The policy announcement by the Reserve Bank of India (RBI) usually has an indirect impact on individual households when the rates go up or down. The household depositor and borrower get higher or lower rates eventually depending on the direction of the rate movement. But the covid pandemic has induced RBI to directly address concerns of distressed households with a slew of measures starting March 2020.

The statement of the RBI governor on 6 August, too, has something for the household. One, distressed individual borrowers can look forward to more forbearance ahead. Two, households with liquidity issues can look forward to a higher loan against their physical gold holdings.

One, forbearance on personal loans. If you have an equated monthly instalment or EMI to pay and you either lost your job or had a business loss due to the lockdown, RBI has announced a relief plan for you. If you have paid all your EMIs till 31 March and are still classified as ‘standard’ and not in ‘default’, you are eligible for this restructuring.

Different kinds of loans are eligible for this restructuring, including home, vehicle, gadget, personal, credit card, education and home improvement. The agreement between the lender and borrower must be made before 31 December. The relief you get includes an increase in the tenure of the loan for up to two years, payments can get rescheduled, a further moratorium to the one already in existence.

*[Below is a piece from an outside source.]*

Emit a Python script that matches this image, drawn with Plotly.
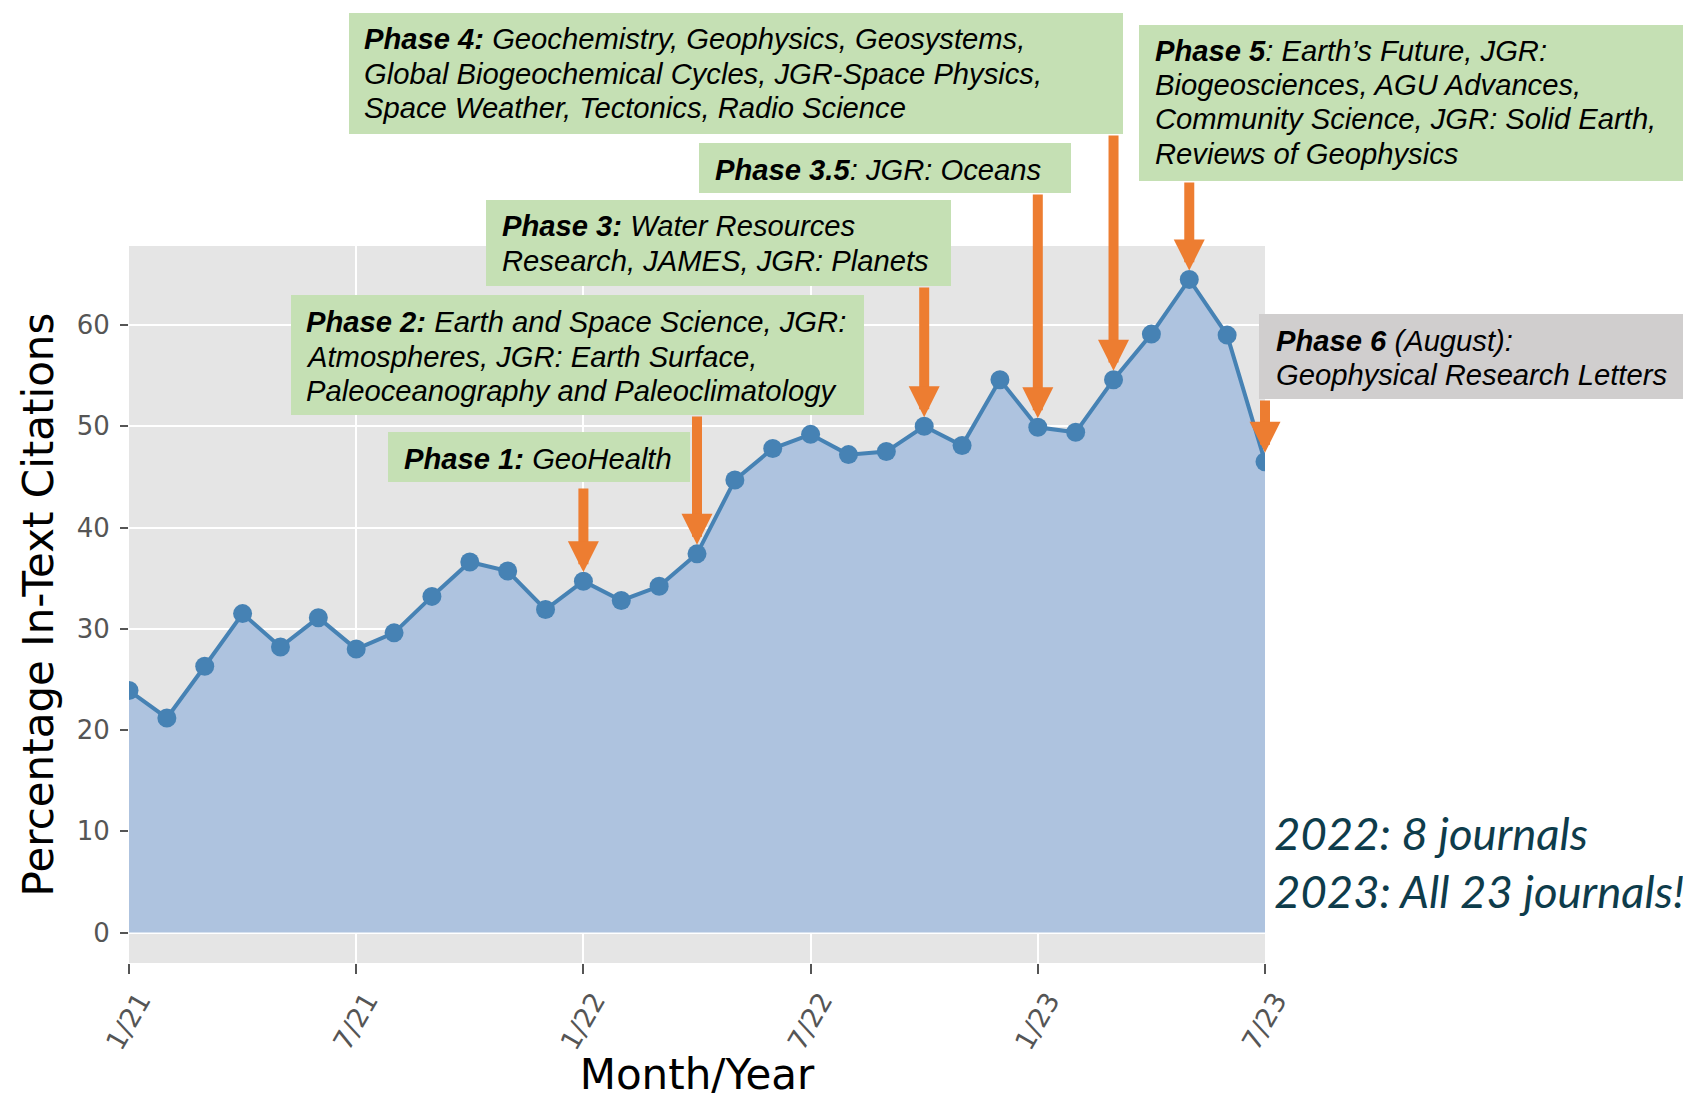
import plotly.graph_objects as go

# ---------------- data ----------------
months = ["1/21", "2/21", "3/21", "4/21", "5/21", "6/21", "7/21", "8/21", "9/21", "10/21",
          "11/21", "12/21", "1/22", "2/22", "3/22", "4/22", "5/22", "6/22", "7/22", "8/22",
          "9/22", "10/22", "11/22", "12/22", "1/23", "2/23", "3/23", "4/23", "5/23", "6/23",
          "7/23"]
citation_pct = [23.9, 21.2, 26.3, 31.5, 28.2, 31.1, 28.0, 29.6, 33.2, 36.6,
                35.7, 31.9, 34.7, 32.8, 34.2, 37.4, 44.7, 47.8, 49.2, 47.2,
                47.5, 50.0, 48.1, 54.6, 49.9, 49.4, 54.6, 59.1, 64.5, 59.0,
                46.5]
x_tick_labels = ["1/21", "7/21", "1/22", "7/22", "1/23", "7/23"]
y_tick_values = [0, 10, 20, 30, 40, 50, 60]

phase_texts = [
    ["<b>Phase 1:</b> GeoHealth"],
    ["<b>Phase 2:</b> Earth and Space Science, JGR:",
     "Atmospheres, JGR: Earth Surface,",
     "Paleoceanography and Paleoclimatology"],
    ["<b>Phase 3:</b> Water Resources",
     "Research, JAMES, JGR: Planets"],
    ["<b>Phase 3.5</b>: JGR: Oceans"],
    ["<b>Phase 4:</b> Geochemistry, Geophysics, Geosystems,",
     "Global Biogeochemical Cycles, JGR-Space Physics,",
     "Space Weather, Tectonics, Radio Science"],
    ["<b>Phase 5</b>: Earth\u2019s Future, JGR:",
     "Biogeosciences, AGU Advances,",
     "Community Science, JGR: Solid Earth,",
     "Reviews of Geophysics"],
    ["<b>Phase 6</b> (August):",
     "Geophysical Research Letters"],
]
phase_months = ["1/22", "4/22", "10/22", "1/23", "3/23", "5/23", "7/23"]
summary_lines = ["2022: 8 journals", "2023: All 23 journals!"]

# ---------------- layout constants (pixels in the 1691x1099 page) ----------------
W, H = 1691, 1099
BODY = 8  # default page margin of the html body
L, R, T, B = 129, 1265, 246, 963
Y_MIN, Y_MAX = -3.0, 67.8

GREEN = "#c5e0b4"
GREY = "#d0cece"
ORANGE = "#ed7d31"

# x0, y0, x1, y1, text_x, first_line_y, line_step, fill, arrow_tail_y
box_layout = [
    (388, 432, 690, 482, 404, 459, 34.7, GREEN, 487),
    (291, 295, 864, 415, 306, 322, 34.7, GREEN, 415),
    (486, 200, 951, 286, 502, 226, 35.0, GREEN, 286),
    (699, 143, 1071, 193, 715, 170, 34.7, GREEN, 193),
    (349, 13, 1123, 134, 364, 39, 34.7, GREEN, 134),
    (1139, 25, 1686, 181, 1155, 51, 34.2, GREEN, 181),
    (1259, 314, 1686, 399, 1276, 341, 34.0, GREY, 399),
]


def px_x(px):
    return (px - L) / (R - L)


def px_y(py):
    return (B - py) / (B - T)


def px_to_data_y(py):
    return Y_MIN + (B - py) / (B - T) * (Y_MAX - Y_MIN)


fig = go.Figure()
fig.add_trace(go.Scatter(
    x=months, y=citation_pct,
    mode="lines+markers",
    fill="tozeroy",
    fillcolor="#aec3df",
    line=dict(color="#4682b4", width=4),
    marker=dict(color="#4682b4", size=19),
    showlegend=False,
))

shapes = []
annotations = []
for lines, month, (x0, y0, x1, y1, tx, ly, step, col, tail) in zip(phase_texts, phase_months, box_layout):
    shapes.append(dict(type="rect", xref="paper", yref="paper",
                       x0=px_x(x0), x1=px_x(x1), y0=px_y(y1), y1=px_y(y0),
                       fillcolor=col, line=dict(width=0), layer="above"))
    for i, ln in enumerate(lines):
        annotations.append(dict(
            xref="paper", yref="paper", x=px_x(tx), y=px_y(ly + i * step),
            xanchor="left", yanchor="middle", showarrow=False,
            text="<i>" + ln + "</i>", align="left",
            borderpad=0, borderwidth=0,
            font=dict(family="Liberation Sans, Arial, sans-serif", size=29.2, color="black"),
        ))
    idx = months.index(month)
    annotations.append(dict(
        xref="x", yref="y", axref="x", ayref="y",
        x=idx, y=citation_pct[idx], ax=idx, ay=px_to_data_y(tail),
        text="", showarrow=True, arrowhead=2, arrowsize=0.62,
        arrowwidth=10, arrowcolor=ORANGE, standoff=9,
    ))

summary_y = [832, 890]
for ln, yy in zip(summary_lines, summary_y):
    annotations.append(dict(
        xref="paper", yref="paper", x=px_x(1274), y=px_y(yy),
        xanchor="left", yanchor="middle", showarrow=False,
        text="<i>" + ln + "</i>", borderpad=0, borderwidth=0,
        font=dict(family="Lato, Open Sans, sans-serif", size=45.5, color="#0e3c4b"),
    ))

fig.update_layout(
    width=W - BODY, height=H - BODY,
    margin=dict(l=L - BODY, r=W - R, t=T - BODY, b=H - B, pad=0, autoexpand=False),
    paper_bgcolor="white",
    plot_bgcolor="#e5e5e5",
    shapes=shapes,
    annotations=annotations,
    font=dict(family="DejaVu Sans", color="#555555"),
)
fig.update_xaxes(
    type="category", categoryorder="array", categoryarray=months,
    range=[0, len(months) - 1], automargin=False,
    tickmode="array", tickvals=x_tick_labels, ticktext=x_tick_labels,
    tickangle=-60, ticks="outside", ticklen=10, tickwidth=1.5, tickcolor="#555555",
    ticklabelshift=11,
    tickfont=dict(family="DejaVu Sans", size=27, color="#555555"),
    showgrid=True, gridcolor="white", gridwidth=2,
    zeroline=False, showline=False,
    title=dict(text="Month/Year", font=dict(family="DejaVu Sans", size=42, color="black"), standoff=17),
)
fig.update_yaxes(
    range=[Y_MIN, Y_MAX], automargin=False,
    tickmode="array", tickvals=y_tick_values,
    ticks="outside", ticklen=8, tickwidth=1.5, tickcolor="#555555",
    ticklabelstandoff=5,
    tickfont=dict(family="DejaVu Sans", size=26, color="#555555"),
    showgrid=True, gridcolor="white", gridwidth=2,
    zeroline=False, showline=False,
    title=dict(text="Percentage In-Text Citations", font=dict(family="DejaVu Sans", size=42, color="black"), standoff=10),
)

fig.write_html("out.html")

The exact rules of the game will probably be up to each lender. At this point, it seems that the expert committee headed by K.V. Kamath will be looking at the non-personal loan rules of the game. This will get clear once the committee is constituted.

What individual borrowers won’t get is a free pass of not paying back the loan. It is also likely that the lender will impose costs to work this out and get ready to claw back the accumulated interest at the end of the moratorium period. But for a borrower in distress, a little forbearance gives time to get back on his feet.

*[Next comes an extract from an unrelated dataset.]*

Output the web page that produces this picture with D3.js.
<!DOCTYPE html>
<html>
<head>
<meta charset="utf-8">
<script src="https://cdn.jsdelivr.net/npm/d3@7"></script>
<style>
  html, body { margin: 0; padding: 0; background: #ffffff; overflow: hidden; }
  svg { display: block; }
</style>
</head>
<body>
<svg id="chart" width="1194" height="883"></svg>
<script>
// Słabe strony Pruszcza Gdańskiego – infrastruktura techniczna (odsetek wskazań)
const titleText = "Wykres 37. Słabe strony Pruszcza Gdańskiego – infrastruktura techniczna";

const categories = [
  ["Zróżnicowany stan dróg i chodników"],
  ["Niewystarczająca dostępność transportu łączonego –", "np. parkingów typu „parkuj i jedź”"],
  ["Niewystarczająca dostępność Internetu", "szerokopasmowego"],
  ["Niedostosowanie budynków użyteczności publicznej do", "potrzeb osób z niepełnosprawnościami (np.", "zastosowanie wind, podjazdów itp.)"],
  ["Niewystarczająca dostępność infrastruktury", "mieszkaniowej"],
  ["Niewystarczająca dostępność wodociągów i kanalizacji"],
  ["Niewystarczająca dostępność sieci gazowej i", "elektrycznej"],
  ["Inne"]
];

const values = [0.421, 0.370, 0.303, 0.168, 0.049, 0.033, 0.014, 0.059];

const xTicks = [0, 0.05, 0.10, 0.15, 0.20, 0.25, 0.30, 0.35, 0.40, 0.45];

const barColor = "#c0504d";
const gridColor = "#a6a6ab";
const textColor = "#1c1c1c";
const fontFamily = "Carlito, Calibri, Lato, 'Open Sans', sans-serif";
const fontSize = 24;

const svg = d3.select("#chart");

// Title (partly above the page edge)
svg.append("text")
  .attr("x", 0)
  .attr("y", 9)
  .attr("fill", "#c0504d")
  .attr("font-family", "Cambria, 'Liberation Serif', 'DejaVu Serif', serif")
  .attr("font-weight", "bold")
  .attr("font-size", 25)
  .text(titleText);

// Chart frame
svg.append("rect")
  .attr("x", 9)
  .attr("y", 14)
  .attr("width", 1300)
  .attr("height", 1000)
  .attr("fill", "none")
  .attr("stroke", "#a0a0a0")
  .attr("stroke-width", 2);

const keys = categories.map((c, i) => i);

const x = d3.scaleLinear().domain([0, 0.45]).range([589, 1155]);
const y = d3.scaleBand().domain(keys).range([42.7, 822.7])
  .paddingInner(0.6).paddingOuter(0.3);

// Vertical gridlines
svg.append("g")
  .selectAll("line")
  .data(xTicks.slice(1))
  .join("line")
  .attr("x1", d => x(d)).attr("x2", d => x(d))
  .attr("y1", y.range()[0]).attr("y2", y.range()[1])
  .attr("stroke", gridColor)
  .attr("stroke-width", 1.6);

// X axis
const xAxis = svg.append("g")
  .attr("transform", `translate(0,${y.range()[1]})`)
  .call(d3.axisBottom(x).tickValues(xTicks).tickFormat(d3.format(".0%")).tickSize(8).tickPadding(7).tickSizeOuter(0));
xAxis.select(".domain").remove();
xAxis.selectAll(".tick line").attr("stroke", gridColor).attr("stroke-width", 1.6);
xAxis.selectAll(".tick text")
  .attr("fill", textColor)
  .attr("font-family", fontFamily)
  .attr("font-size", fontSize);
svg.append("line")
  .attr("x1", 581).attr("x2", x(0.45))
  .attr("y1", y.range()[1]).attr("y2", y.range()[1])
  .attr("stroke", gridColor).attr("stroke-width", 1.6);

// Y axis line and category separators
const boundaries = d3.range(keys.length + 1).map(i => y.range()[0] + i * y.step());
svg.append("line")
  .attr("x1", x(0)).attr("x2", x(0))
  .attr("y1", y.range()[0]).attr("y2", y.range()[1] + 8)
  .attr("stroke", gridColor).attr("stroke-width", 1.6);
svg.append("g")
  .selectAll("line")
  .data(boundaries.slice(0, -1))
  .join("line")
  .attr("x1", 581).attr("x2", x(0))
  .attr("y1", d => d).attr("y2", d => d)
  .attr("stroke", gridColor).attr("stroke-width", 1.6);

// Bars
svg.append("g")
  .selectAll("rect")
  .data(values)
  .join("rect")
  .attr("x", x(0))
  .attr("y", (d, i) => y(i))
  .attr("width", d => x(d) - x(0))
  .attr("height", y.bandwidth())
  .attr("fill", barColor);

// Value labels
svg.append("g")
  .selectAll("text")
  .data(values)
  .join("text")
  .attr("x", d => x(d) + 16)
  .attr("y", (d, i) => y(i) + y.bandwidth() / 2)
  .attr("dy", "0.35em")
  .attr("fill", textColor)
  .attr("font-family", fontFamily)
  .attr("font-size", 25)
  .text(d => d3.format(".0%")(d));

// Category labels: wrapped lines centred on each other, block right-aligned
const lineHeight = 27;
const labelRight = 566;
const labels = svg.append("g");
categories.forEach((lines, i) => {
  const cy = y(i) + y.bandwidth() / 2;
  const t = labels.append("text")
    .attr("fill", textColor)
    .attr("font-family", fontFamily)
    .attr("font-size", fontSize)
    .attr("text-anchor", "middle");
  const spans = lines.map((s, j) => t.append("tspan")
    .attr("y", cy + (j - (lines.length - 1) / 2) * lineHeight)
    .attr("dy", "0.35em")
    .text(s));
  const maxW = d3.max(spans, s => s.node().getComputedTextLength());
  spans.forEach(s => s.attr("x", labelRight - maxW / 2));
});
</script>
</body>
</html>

The statement specifically prohibits bank staff from taking advantage of this loan restructuring—probably the memories of demonetization when banking staff showed what they were really made of and managed to turn black into white at great benefit to themselves.

Two, when you take your gold for a loan to a gold lender, today you get 75% of the value of the gold as loan. If your gold is worth 1 lakh, you bring home 75,000 in cash. RBI has hiked this to 90%. You will get 90,000 on a gold value of 1 lakh till 31 March 2021.

With gold prices up by more than 30% in the past few months, this means a big jump in the loan value the household can get.

It is a big boost for households short of cash—typically of those who lost their jobs or small businesses whose enterprises are shut. But households should be cautious to use this facility—gold prices are volatile and a dip in value should not cause distress.

RBI has moved consistently and quickly since the start of the pandemic to calm markets, to provide liquidity and, now, these steps should go some distance in giving relief to the distressed liquidity-starved household.

Monika Halan is consulting editor at Mint and writes on household finance, policy and regulation.